1. Introduction

Recently, there has been a noticeable surge in the utilization of stereo imaging devices, particularly within the domains of dual-lens smartphones, unmanned systems, augmented reality, virtual reality, autonomous driving, and robotics, etc. Stereoscopic vision has received substantial attention from both academia and industry. However, due to the physical imaging limitations [14] of binocular cameras, low-resolution (LR) stereo images pose significant challenges for practical applications [31]. Therefore, reconstructing high-resolution (HR) images is extremely urgent for the stereo vision task. Compared with single image superresolution (SISR), stereo image super-resolution (SR) needs to utilize complementary information in cross-views, and lost or occluded details are restored by leveraging complementary information from the another view image.
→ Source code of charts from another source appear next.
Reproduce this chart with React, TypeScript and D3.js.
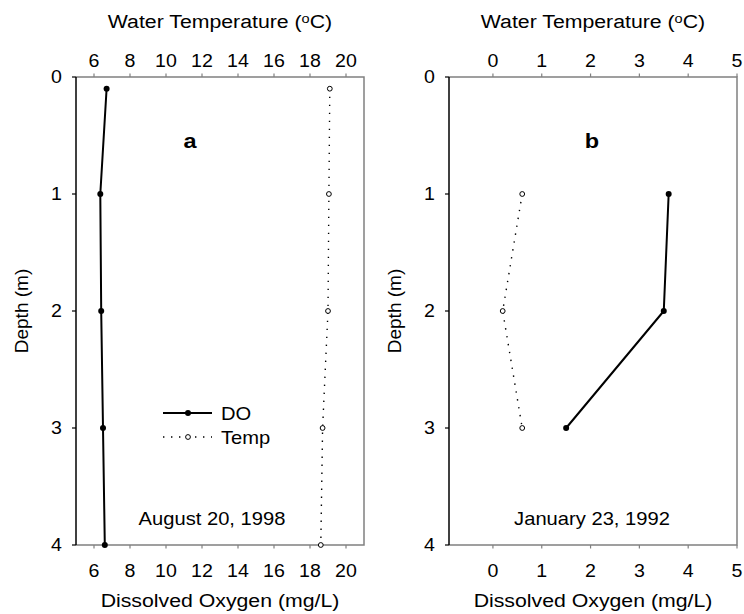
import React from 'react';
import * as d3 from 'd3';

// Panel a: August 20, 1998
const depthA = [0.1, 1, 2, 3, 4];
const doA = [6.7, 6.35, 6.4, 6.5, 6.6];
const tempA = [19.1, 19.05, 19.0, 18.7, 18.6];
const ticksA = [6, 8, 10, 12, 14, 16, 18, 20];

// Panel b: January 23, 1992
const depthB = [1, 2, 3];
const doB = [3.6, 3.5, 1.5];
const tempB = [0.6, 0.2, 0.6];
const ticksB = [0, 1, 2, 3, 4, 5];

const depthTicks = [0, 1, 2, 3, 4];

const W = 744;
const H = 614;
const FONT = '"Liberation Sans", Arial, sans-serif';
const SX = 1.12; // the source picture is a bit stretched sideways
const FRAME = '#808080';

function SText({ x, y, size, children, anchor = 'middle', weight = 'normal' }: any) {
  return (
    <text
      transform={`translate(${x},${y}) scale(${SX},1)`}
      textAnchor={anchor}
      fontSize={size}
      fontWeight={weight}
      fontFamily={FONT}
      fill="#000"
    >
      {children}
    </text>
  );
}

interface PanelProps {
  x0: number;
  domain: [number, number];
  ticks: number[];
  depth: number[];
  dox: number[];
  temp: number[];
  tag: string;
  tagX: number;
  date: string;
  dateX: number;
  legend?: boolean;
}

function Panel({ x0, domain, ticks, depth, dox, temp, tag, tagX, date, dateX, legend }: PanelProps) {
  const top = 77;
  const bottom = 545;
  const width = 288;
  const x = d3.scaleLinear().domain(domain).range([x0, x0 + width]);
  const y = d3.scaleLinear().domain([0, 4]).range([top, bottom]);

  const line = d3.line<[number, number]>().x(d => x(d[0])).y(d => y(d[1]));
  const doPts: [number, number][] = dox.map((v, i) => [v, depth[i]]);
  const tPts: [number, number][] = temp.map((v, i) => [v, depth[i]]);
  const cx = x0 + width / 2;

  return (
    <g>
      {/* frame: top, bottom, right in grey */}
      <path
        d={`M${x0},${top}H${x0 + width}V${bottom}H${x0}`}
        fill="none"
        stroke={FRAME}
        strokeWidth={1.5}
      />
      <line x1={x0} x2={x0} y1={top} y2={bottom} stroke="#000" strokeWidth={1.5} />

      {/* x ticks top & bottom */}
      {ticks.map(t => (
        <g key={t}>
          <line x1={x(t)} x2={x(t)} y1={top} y2={top - 3.5} stroke={FRAME} strokeWidth={1.2} />
          <line x1={x(t)} x2={x(t)} y1={bottom} y2={bottom + 3.5} stroke={FRAME} strokeWidth={1.2} />
          <SText x={x(t)} y={top - 10} size={17.5}>{t}</SText>
          <SText x={x(t)} y={577} size={17.5}>{t}</SText>
        </g>
      ))}

      {/* depth ticks */}
      {depthTicks.map(t => (
        <g key={t}>
          <line x1={x0} x2={x0 - 4} y1={y(t)} y2={y(t)} stroke="#000" strokeWidth={1.2} />
          <SText x={x0 - 14} y={y(t) + 6} size={17.5} anchor="end">{t}</SText>
        </g>
      ))}

      <SText x={cx} y={28} size={19}>
        Water Temperature (<tspan fontSize={13} dy={-5}>o</tspan><tspan dy={5}>C)</tspan>
      </SText>
      <SText x={cx} y={607} size={19}>Dissolved Oxygen (mg/L)</SText>
      <text
        transform={`translate(${x0 - 48},${(top + bottom) / 2}) rotate(-90)`}
        textAnchor="middle"
        fontSize={19}
        fontFamily={FONT}
      >
        Depth (m)
      </text>

      {/* Temp series */}
      <path
        d={line(tPts) || ''}
        fill="none"
        stroke="#000"
        strokeWidth={1.4}
        strokeDasharray="1.4,6.6"
      />
      {tPts.map((p, i) => (
        <circle key={i} cx={x(p[0])} cy={y(p[1])} r={2.4} fill="#fff" stroke="#000" strokeWidth={1} />
      ))}

      {/* DO series */}
      <path d={line(doPts) || ''} fill="none" stroke="#000" strokeWidth={2} />
      {doPts.map((p, i) => (
        <circle key={i} cx={x(p[0])} cy={y(p[1])} r={3} fill="#000" />
      ))}

      <SText x={tagX} y={148} size={21} weight="bold">{tag}</SText>
      <SText x={dateX} y={525} size={18}>{date}</SText>

      {legend && (
        <g>
          <line x1={163} x2={212} y1={413} y2={413} stroke="#000" strokeWidth={2} />
          <circle cx={188} cy={413} r={3} fill="#000" />
          <SText x={221} y={420} size={18} anchor="start">DO</SText>
          <line
            x1={163}
            x2={212}
            y1={437}
            y2={437}
            stroke="#000"
            strokeWidth={1.4}
            strokeDasharray="1.4,6.6"
          />
          <circle cx={188} cy={437} r={2.4} fill="#fff" stroke="#000" strokeWidth={1} />
          <SText x={221} y={444} size={18} anchor="start">Temp</SText>
        </g>
      )}
    </g>
  );
}

export default function App() {
  return (
    <svg
      width={W}
      height={H}
      style={{ position: 'absolute', left: 0, top: 0, background: '#fff' }}
    >
      <Panel
        x0={76}
        domain={[5, 21]}
        ticks={ticksA}
        depth={depthA}
        dox={doA}
        temp={tempA}
        tag="a"
        tagX={190}
        date="August 20, 1998"
        dateX={212}
        legend
      />
      <Panel
        x0={449}
        domain={[-0.9, 5]}
        ticks={ticksB}
        depth={depthB}
        dox={doB}
        temp={tempB}
        tag="b"
        tagX={592}
        date="January 23, 1992"
        dateX={592}
      />
    </svg>
  );
}
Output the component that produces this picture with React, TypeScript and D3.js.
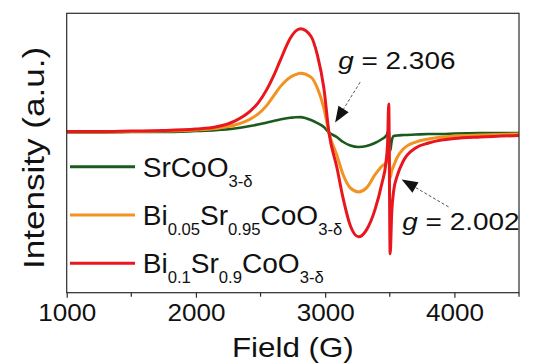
import * as d3 from 'd3';
import React, { useEffect, useRef } from 'react';

// magnetic field (G), shared by all three spectra
const fields = [1000, 1250, 1500, 1750, 2000, 2150, 2300, 2420, 2480, 2550, 2600, 2650, 2730, 2770, 2810,
    2890, 2940, 2990, 3030, 3090, 3140, 3195, 3258, 3320, 3385, 3440, 3470, 3483, 3492, 3503, 3515,
    3530, 3555, 3605, 3700, 3800, 3900, 4000, 4200, 4500];

// intensities (a.u.)
const srCoO = [0.5, 0.5, 1, 1, 2, 2.8, 4.5, 7, 8.5, 10.5, 12, 13.5, 15.3, 15.9, 16,
    13, 10, 6, 0.5, -4, -9, -12.5, -14, -13, -10, -6, -3, 0, 3, -18, -8,
    -3, -2.5, -2, -1.5, -1, -1, -0.5, 0, 0];
const bi005 = [1, 1, 1.5, 2, 3, 4.5, 8, 14, 19, 28, 37, 46, 56, 58.5, 60,
    56, 45, 25, 0, -22, -42, -55, -59, -55, -42, -33, -30, -25, -10, -45, -38,
    -33, -25, -16, -9, -6, -4, -3, -2, -1];
const bi01 = [1.5, 1.5, 2, 2.5, 4, 6, 12, 22, 30, 44, 57, 72, 95, 102, 104.5,
    97, 78, 45, 0, -34, -66, -93, -104, -97, -77, -50, -30, -10, 29, -121, -80,
    -58, -44, -28, -15, -10, -7, -5.5, -4, -2.5];

const seriesColors = ['#1b5a1d', '#f29321', '#e8161d'];

// legend labels, [text, subscript?]
const legendLabels: Array<Array<[string, boolean]>> = [
    [['SrCoO', false], ['3-δ', true]],
    [['Bi', false], ['0.05', true], ['Sr', false], ['0.95', true], ['CoO', false], ['3-δ', true]],
    [['Bi', false], ['0.1', true], ['Sr', false], ['0.9', true], ['CoO', false], ['3-δ', true]]
];

const xTicks = [1000, 2000, 3000, 4000];
const xMinorTicks = [1500, 2500, 3500, 4500];

// g-factor notes: label, arrow tail and tip in data units
const notes = [
    { g: '2.306', text: [3101, 64], tail: [3271, 51], tip: [3077, 10.5] },
    { g: '2.002', text: [3597, -97], tail: [3955, -74], tip: [3592, -46.5] }
];

const width = 546;
const height = 364;
const margin = { left: 66.7, right: 27, top: 13.3, bottom: 71.3 };
const font = 'Liberation Sans, Arial, Helvetica, sans-serif';

/**
 * EPR spectra chart.
 */
export default function App() {
    const ref = useRef<SVGSVGElement>(null);

    useEffect(() => {
        const svg = d3.select(ref.current);
        svg.selectAll('*').remove();

        const x = d3.scaleLinear()
            .domain([ 1000, 4500 ])
            .range([ margin.left, width - margin.right ]);
        const y = d3.scaleLinear()
            .domain([ -160, 120 ])
            .range([ height - margin.bottom, margin.top ]);

        svg.append('clipPath')
            .attr('id', 'plot-clip')
            .append('rect')
            .attr('x', margin.left)
            .attr('y', margin.top)
            .attr('width', x.range()[1] - margin.left)
            .attr('height', y.range()[0] - margin.top);

        const line = d3.line<number>()
            .x((_, i) => x(fields[i]))
            .y(d => y(d))
            .curve(d3.curveMonotoneX);

        const plot = svg.append('g').attr('clip-path', 'url(#plot-clip)');

        [ srCoO, bi005, bi01 ].forEach((s, i) => {
            plot.append('path')
                .attr('d', line(s))
                .attr('fill', 'none')
                .attr('stroke', seriesColors[i])
                .attr('stroke-width', i === 0 ? 2.6 : 3)
                .attr('stroke-linejoin', 'round');
        });

        // frame
        svg.append('rect')
            .attr('x', margin.left)
            .attr('y', margin.top)
            .attr('width', x.range()[1] - margin.left)
            .attr('height', y.range()[0] - margin.top)
            .attr('fill', 'none')
            .attr('stroke', '#2b2b2b')
            .attr('stroke-width', 1.2);

        const xAxis = d3.axisBottom(x)
            .tickValues(xTicks)
            .tickSize(5)
            .tickFormat(d => `${d}`);

        const ax = svg.append('g')
            .attr('transform', `translate(0, ${y.range()[0]})`)
            .call(xAxis);

        ax.select('.domain').remove();
        ax.selectAll('line').attr('stroke', '#2b2b2b').attr('stroke-width', 1.2);
        ax.selectAll('text')
            .attr('font-family', font)
            .attr('font-size', 23.5)
            .attr('fill', '#111')
            .attr('x', 0)
            .attr('y', 0)
            .attr('dy', 0)
            .attr('transform', 'translate(0, 28.7) scale(1.11, 1)');

        svg.append('g')
            .selectAll('line')
            .data(xMinorTicks)
            .enter()
            .append('line')
            .attr('x1', d => x(d))
            .attr('x2', d => x(d))
            .attr('y1', y.range()[0])
            .attr('y2', y.range()[0] + 4)
            .attr('stroke', '#2b2b2b')
            .attr('stroke-width', 1.2);

        // axis titles
        svg.append('text')
            .attr('transform', `translate(${(margin.left + x.range()[1]) / 2}, 357) scale(1.14, 1)`)
            .attr('text-anchor', 'middle')
            .attr('font-family', font)
            .attr('font-size', 27.5)
            .attr('fill', '#111')
            .text('Field (G)');

        svg.append('text')
            .attr('transform', 'translate(44, 158) rotate(-90) scale(1.17, 1)')
            .attr('text-anchor', 'middle')
            .attr('font-family', font)
            .attr('font-size', 30)
            .attr('fill', '#111')
            .text('Intensity (a.u.)');

        // legend
        const legend = svg.append('g');

        legendLabels.forEach((parts, i) => {
            const ly = 166.7 + i * 48.3;

            legend.append('line')
                .attr('x1', 70)
                .attr('x2', 135)
                .attr('y1', ly)
                .attr('y2', ly)
                .attr('stroke', seriesColors[i])
                .attr('stroke-width', 3);

            const t = legend.append('text')
                .attr('transform', `translate(142.7, ${ly + 10}) scale(1.04, 1)`)
                .attr('font-family', font)
                .attr('fill', '#111');

            let sub = false;

            parts.forEach(([ txt, isSub ]) => {
                const dy = isSub === sub ? 0 : isSub ? 10 : -10;

                t.append('tspan')
                    .attr('dy', dy)
                    .attr('font-size', isSub ? 16 : 27)
                    .text(txt);
                sub = isSub;
            });
        });

        // g-factor annotations
        notes.forEach(n => {
            const [ tx, ty ] = [ x(n.tip[0]), y(n.tip[1]) ];
            const [ sx, sy ] = [ x(n.tail[0]), y(n.tail[1]) ];
            const len = Math.hypot(tx - sx, ty - sy);
            const ux = (tx - sx) / len;
            const uy = (ty - sy) / len;
            const bx = tx - ux * 16;
            const by = ty - uy * 16;

            svg.append('line')
                .attr('x1', sx)
                .attr('y1', sy)
                .attr('x2', bx)
                .attr('y2', by)
                .attr('stroke', '#555')
                .attr('stroke-width', 1)
                .attr('stroke-dasharray', '3,2');

            svg.append('path')
                .attr('d', `M${tx},${ty}L${bx - uy * 6},${by + ux * 6}L${bx + uy * 6},${by - ux * 6}Z`)
                .attr('fill', '#111');

            const t = svg.append('text')
                .attr('transform', `translate(${x(n.text[0])}, ${y(n.text[1])}) scale(1.14, 1)`)
                .attr('font-family', font)
                .attr('font-size', 24.5)
                .attr('fill', '#111');

            t.append('tspan').attr('font-style', 'italic').text('g');
            t.append('tspan').text(` = ${n.g}`);
        });
    }, []);

    return (
        <svg
            ref={ref}
            width={width}
            height={height}
            style={{ position: 'absolute', left: 0, top: 0, background: '#fff' }} />
    );
}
In practice, due to the binocular camera imaging settings, stereo images often exhibit a horizontal or vertical pixel-level offset, known as horizontal parallax and vertical parallax. Several studies [7] [31] have demonstrated that the parallax effect between LR images induces sub-pixel displacement, which contains huge spatial dependence information in the stereo vision system. However, these methods only utilize horizontal parallax prior and fail to consider vertical parallax prior in order to improve network performance. Therefore, it is crucial to effectively utilize the multi-directional parallax prior for stereo image SR.